I don't know how to love my body if it is not perfect.
I thought that I have loved my body, I honored it in the way that I knew how at the time; however, with most things, it wasn't until I experienced the duality, the loss of my body functions, that I was able to see that I was masking myself in exercise.
I must admit, I have not had weight issues. So what I experience is a deep distortion in the value of beauty and the body. I do feel that this also gives thought that people, even if we think that they "don't have those problems," it's not true.
I do realize that me exploring this subject out loud may seem ridiculous to some, and that is also okay because my message is that it doesn't matter what you look like; the way you perceive yourself is what matters. I got so sick of looking in the mirror and feeling grossed out by my aging body and face. I have used so many things that gave me an illusion of beauty that when I looked at filtered or adjusted pictures, I couldn't stand the lie anymore.
I want to know what it is like to love my body without outside compliments (which no longer feel good to me).
I stopped exercising to be fit, but rather am learning new ways to move my body because I hid behind exercise and being fit for so long. My question that keeps on repeating is, "What if I couldn't work out anymore?" I looked at all the ways I sought validation: selfies, exercise, my makeup, shaving, how I did or didn't do my hair, what I wore or what I chose not to wear!

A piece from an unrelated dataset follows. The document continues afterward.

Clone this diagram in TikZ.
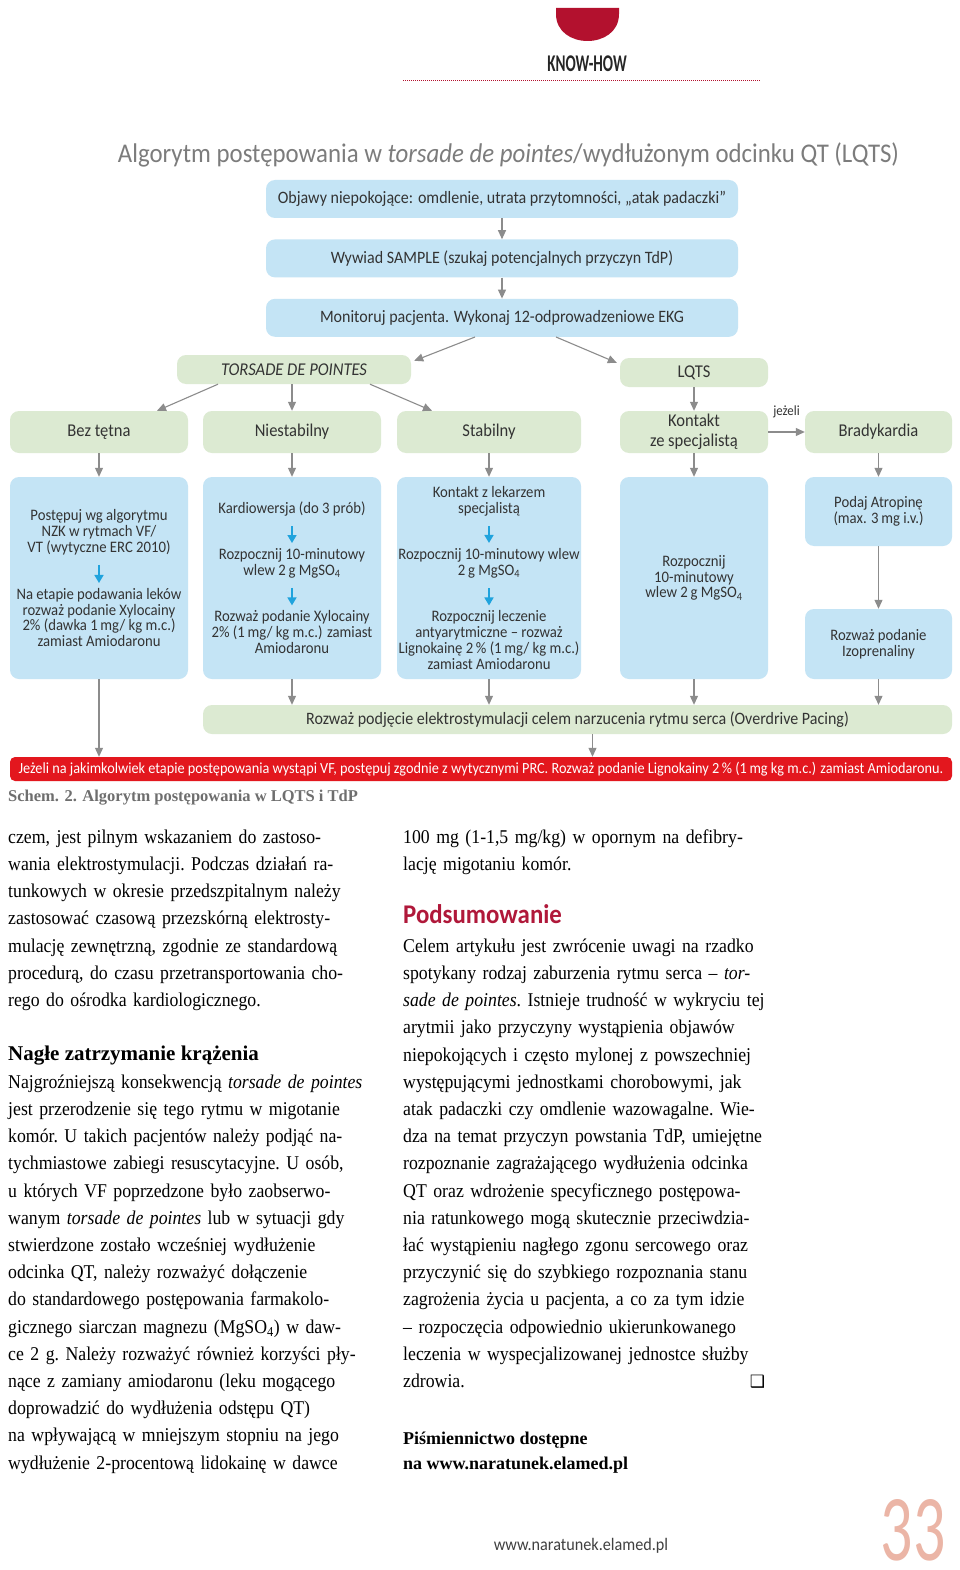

I stripped this all and became curious with all of the "gross" skin, stretch marks, cellulite, flabby, wrinkly, uneven skin tone... What do those things mean to me? Are they an imposed sense of beauty, or am I really finding disgust in areas that I haven't emotionally explored?
I don't have any insights on this yet, but what I do have is a conscious deep awareness of the voices that tell me I am not beautiful. What I do know is that with all things, I become curious with compassion, and I will learn to embrace the whole being of myself.
I know I have a distorted sense of my physical body, and I am learning to uncover what that is really about because I know that what I see and what I think about what I see are "off" from reality. It seems that now I have a very secure inner working and trust in everything that happens within and without me, but the body is one of the last things to "get brought up." What I mean is that if I would have attempted to look at my distorted perception of self any earlier, I would have not been as willing to look at things from such a naked point (pun intended). I have held onto my looks as a whole identity; it gave me a sense of purpose at one point. And so now, dismantling this part of my identity needs a secure inner world.
A question that I leave you with today: "How would you feel about yourself if all the physical things were stripped away?
What would you feel about myself then?"